The special role of the Mongolian Plateau area in the Late Paleocene radiation of Hapalodectes [3, 6] should be noted in connection with the existence of three species of this genus here in the Gashatan, namely, H. paleocenus, H. dux, and H. paradux sp. nov., and the co-occurrence of the latter two in the Tsagan-Khushu locality. Apparently, the significant dissimilarities in the structure of molars and body size in coexisting species H. dux and H. paradux sp. nov. contributed to the minimization of trophic competition between them. This corresponds to the concept of morphological divergence in dentition of carnivorous mammals as a factor in sympatric speciation [19] and emphasizes the role of the Mongolian Plateau area as the probable center of the Late Paleocene diversification of hapalodectids.

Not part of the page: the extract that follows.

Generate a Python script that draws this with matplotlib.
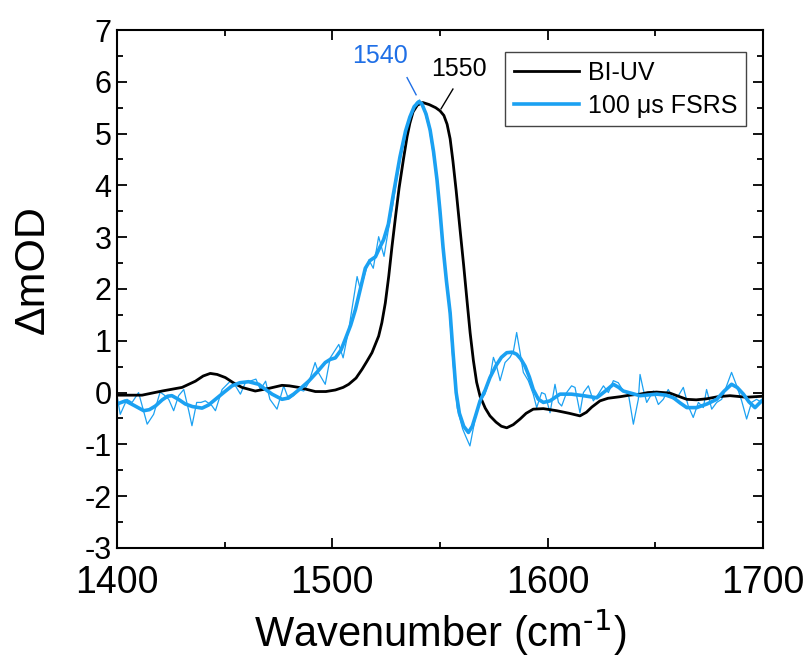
import matplotlib
matplotlib.use('Agg')
import matplotlib.pyplot as plt
from matplotlib.ticker import MultipleLocator

plt.rcParams['font.family'] = ['Liberation Sans', 'DejaVu Sans']
plt.rcParams['axes.unicode_minus'] = False
plt.rcParams['mathtext.default'] = 'regular'

# BI-UV spectrum (smooth, black)
biuv_w = [1400, 1411.6, 1420.9, 1430.2, 1436.4, 1440, 1443.3, 1446.5, 1450.3, 1454,
          1458, 1464.2, 1470.4, 1476.6, 1480, 1484.4, 1492.1, 1497, 1501.4, 1505,
          1507.6, 1511, 1513.8, 1516, 1518.4, 1521.5, 1523, 1524.6, 1526.2, 1527.7,
          1529.5, 1531, 1533, 1534.7, 1536, 1537.5, 1539.5, 1542, 1545, 1548,
          1550, 1551.8, 1553.3, 1554.7, 1556, 1557.5, 1559.3, 1561, 1562.6, 1564,
          1565.5, 1567, 1568.6, 1571, 1573.2, 1576, 1578.5, 1581, 1584, 1587.2,
          1590, 1593.3, 1598, 1604.2, 1610, 1615, 1618, 1620.5, 1624.3, 1628,
          1633.6, 1638, 1642.9, 1646.5, 1650.6, 1656.8, 1660, 1664.6, 1669, 1673.8,
          1679, 1684.7, 1692.4, 1696, 1700]
biuv_v = [-0.05, -0.05, 0.03, 0.10, 0.22, 0.32, 0.37, 0.35, 0.29, 0.19,
          0.10, 0.03, 0.08, 0.14, 0.13, 0.10, 0.02, 0.02, 0.05, 0.10,
          0.16, 0.28, 0.45, 0.60, 0.77, 1.09, 1.35, 1.73, 2.25, 2.82,
          3.45, 3.95, 4.5, 4.94, 5.2, 5.42, 5.55, 5.6, 5.56, 5.5,
          5.44, 5.35, 5.18, 4.9, 4.47, 3.9, 3.15, 2.45, 1.75, 1.15,
          0.62, 0.2, -0.07, -0.3, -0.45, -0.57, -0.65, -0.68, -0.62, -0.51,
          -0.40, -0.32, -0.31, -0.35, -0.40, -0.45, -0.38, -0.28, -0.16, -0.11,
          -0.08, -0.05, -0.03, 0.0, 0.01, -0.01, -0.06, -0.13, -0.14, -0.12,
          -0.08, -0.06, -0.09, -0.08, -0.07]

# 100 us FSRS, smoothed (thick blue)
fsrs_w = [1400, 1403.9, 1408, 1412.4, 1415, 1417.8, 1421, 1423.5, 1425.5, 1428.5,
          1431.7, 1435, 1439.5, 1442.5, 1445.7, 1449.5, 1453.4, 1457, 1461.1, 1465.8,
          1469, 1472, 1476.6, 1479, 1482, 1485.5, 1489, 1493, 1496.7, 1499,
          1501.4, 1504, 1506, 1508.5, 1510.7, 1513, 1515.3, 1517.5, 1520, 1522,
          1523.8, 1526, 1528, 1531.4, 1534, 1536, 1538, 1540, 1541.5, 1543.5,
          1545.4, 1547, 1548.6, 1550, 1551.4, 1553, 1554.7, 1556, 1557.5, 1559,
          1561, 1563.2, 1565, 1566.5, 1568.6, 1571, 1573.2, 1576, 1578.5, 1581,
          1583.5, 1585.6, 1587.5, 1589.5, 1591.5, 1593.3, 1595.7, 1598, 1601.1, 1605.7,
          1611, 1616.6, 1622.8, 1626.5, 1630.5, 1633, 1635.1, 1642.9, 1650.6, 1655,
          1658.4, 1661.5, 1664.6, 1669.2, 1674, 1678.5, 1682, 1685.4, 1688, 1690.9,
          1693.5, 1696.3, 1699.4, 1700]
fsrs_v = [-0.22, -0.16, -0.25, -0.35, -0.33, -0.26, -0.14, -0.07, -0.06, -0.13,
          -0.22, -0.27, -0.30, -0.24, -0.13, 0.0, 0.13, 0.19, 0.21, 0.16,
          0.06, -0.03, -0.13, -0.11, -0.03, 0.09, 0.22, 0.40, 0.58, 0.64,
          0.67, 0.82, 1.03, 1.30, 1.60, 2.0, 2.40, 2.55, 2.62, 2.8,
          2.95, 3.25, 3.75, 4.55, 5.05, 5.32, 5.52, 5.61, 5.58, 5.38,
          5.07, 4.65, 4.11, 3.5, 2.81, 2.15, 1.54, 0.8, 0.0, -0.4,
          -0.65, -0.77, -0.65, -0.45, -0.16, 0.05, 0.29, 0.52, 0.68, 0.77,
          0.78, 0.74, 0.65, 0.51, 0.30, 0.06, -0.13, -0.19, -0.16, -0.03,
          -0.03, -0.06, -0.10, 0.02, 0.16, 0.10, 0.03, -0.06, -0.03, -0.05,
          -0.10, -0.20, -0.29, -0.29, -0.22, -0.13, 0.03, 0.16, 0.10, -0.03,
          -0.18, -0.29, -0.16, -0.14]

# 100 us FSRS, raw (thin blue)
raw_w = [1400, 1401.5, 1404.6, 1407, 1410, 1414, 1417, 1420, 1422, 1424,
         1426.3, 1428.6, 1431, 1433.3, 1434.8, 1437, 1439, 1441, 1444, 1445.7,
         1448.8, 1452.6, 1455, 1457.3, 1459.6, 1463, 1464.5, 1466.6, 1469, 1471,
         1474.3, 1477.4, 1479.7, 1482, 1484.4, 1486.7, 1489, 1492, 1493.6, 1496.7,
         1499, 1503, 1505, 1507.6, 1511.5, 1513, 1517, 1519, 1521.5, 1524,
         1526, 1528, 1531, 1534, 1537, 1539, 1540.5, 1542, 1545, 1548,
         1551, 1554, 1556, 1558, 1560.5, 1562, 1563.9, 1566.3, 1568.6, 1570.9,
         1573.2, 1574.8, 1576.3, 1577.9, 1580.2, 1582.5, 1584.1, 1585.6, 1587.2, 1588.7,
         1591, 1593.3, 1594.9, 1597.2, 1598.8, 1601.1, 1603.4, 1605, 1606.5, 1608.8,
         1611.1, 1612.7, 1615, 1616.6, 1618.9, 1621.2, 1623.5, 1625.9, 1628.2, 1630.5,
         1632.8, 1635.1, 1637.5, 1639.8, 1642.1, 1642.9, 1644.4, 1646, 1649.1, 1651.4,
         1653.7, 1656, 1658.4, 1660.7, 1663, 1665.3, 1667.6, 1670, 1672.3, 1673.8,
         1676.2, 1678.5, 1680.8, 1683.1, 1685.4, 1687.8, 1690.1, 1692.4, 1694.7, 1697,
         1699.4, 1700]
raw_v = [-0.06, -0.42, -0.13, -0.19, 0.0, -0.61, -0.42, 0.01, -0.05, -0.13,
         -0.35, -0.06, 0.06, -0.35, -0.64, -0.19, -0.19, -0.16, -0.25, -0.35,
         0.06, 0.22, 0.13, -0.03, 0.19, 0.24, 0.26, 0.06, 0.22, -0.13,
         -0.32, 0.13, -0.13, -0.06, 0.06, 0.03, 0.19, 0.58, 0.38, 0.16,
         0.67, 0.93, 0.67, 1.22, 2.24, 1.99, 2.56, 2.4, 3.01, 2.63,
         3.14, 3.6, 4.4, 5.0, 5.4, 5.6, 5.65, 5.55, 5.1, 4.3,
         3.0, 1.8, 0.6, -0.3, -0.7, -0.85, -1.03, -0.51, -0.16, -0.03,
         0.29, 0.68, 0.51, 0.23, 0.58, 0.68, 0.80, 1.16, 0.77, 0.39,
         0.23, -0.03, -0.29, 0.0, -0.03, -0.39, 0.16, -0.19, -0.26, 0.0,
         0.13, 0.10, -0.39, 0.0, 0.13, -0.16, -0.03, 0.13, 0.0, 0.23,
         0.19, 0.03, -0.03, -0.61, -0.13, 0.35, 0.06, -0.19, 0.03, -0.23,
         -0.13, 0.06, -0.13, -0.06, 0.10, -0.26, -0.48, -0.19, -0.29, 0.06,
         -0.32, -0.19, -0.13, 0.13, 0.39, 0.13, -0.16, -0.51, -0.19, -0.13,
         -0.19, -0.2]

black = '#000000'
blue = '#1ba1f2'
label_blue = '#1f6fe6'

fig = plt.figure(figsize=(8.11, 6.61), dpi=100)
ax = fig.add_axes([0.1443, 0.171, 0.7965, 0.7836])

ax.plot(raw_w, raw_v, color=blue, lw=0.9)
ax.plot(biuv_w, biuv_v, color=black, lw=2.0, label='BI-UV')
ax.plot(fsrs_w, fsrs_v, color=blue, lw=2.6, label='100 \u03bcs FSRS')

# peak markers
ax.plot([1534.7, 1538.9], [6.08, 5.75], color=label_blue, lw=1.0)
ax.plot([1556, 1550.5], [5.86, 5.48], color=black, lw=1.0)
ax.text(1522, 6.5, '1540', color=label_blue, fontsize=18, ha='center', va='center')
ax.text(1559, 6.25, '1550', color=black, fontsize=18, ha='center', va='center')

ax.set_xlim(1400, 1700)
ax.set_ylim(-3, 7)
ax.xaxis.set_major_locator(MultipleLocator(100))
ax.xaxis.set_minor_locator(MultipleLocator(50))
ax.yaxis.set_major_locator(MultipleLocator(1))
ax.yaxis.set_minor_locator(MultipleLocator(0.5))
ax.tick_params(which='both', direction='in', top=True, right=True, width=1.3)
ax.tick_params(which='major', length=7)
ax.tick_params(which='minor', length=4)
ax.tick_params(axis='x', labelsize=27, pad=12)
ax.tick_params(axis='y', labelsize=22, pad=4)
for s in ax.spines.values():
    s.set_linewidth(1.5)

ax.set_xlabel('Wavenumber (cm$^{\\text{-1}}$)', fontsize=30, labelpad=5)
ax.set_ylabel('\u0394mOD', fontsize=31)
ax.yaxis.set_label_coords(-0.100, 0.537)

leg = ax.legend(loc='upper right', bbox_to_anchor=(0.974, 0.9575), borderaxespad=0,
                fontsize=18, handlelength=2.6, handletextpad=0.35, borderpad=0.35,
                labelspacing=0.35, fancybox=False, framealpha=1)
leg.get_frame().set_edgecolor('#444444')
leg.get_frame().set_linewidth(1.0)

fig.savefig('out.png', dpi=100)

It is assumed that at the beginning of the Middle Eocene, a member of the North American lineage of Hapalodectes migrated back to Asia, where it gave rise to H. serus [3, 5, 6]. However, it cannot be ruled out that H. serus arose as a result of the parallel development of an Asian lineage of Hapalodectes, which in the Middle Eocene independently reached the same level of specialization as the North American H. anthracinus did in the Early Eocene [3]. In this part, the evolutionary scenario can be significantly corrected and detailed when the remains of evolutionary more advanced members of the H. hetangensis and H. huanghaiensis lineage or other descendants of the Paleocene radiation of Hapalodectes are found in the Lower and Middle Eocene of Asia.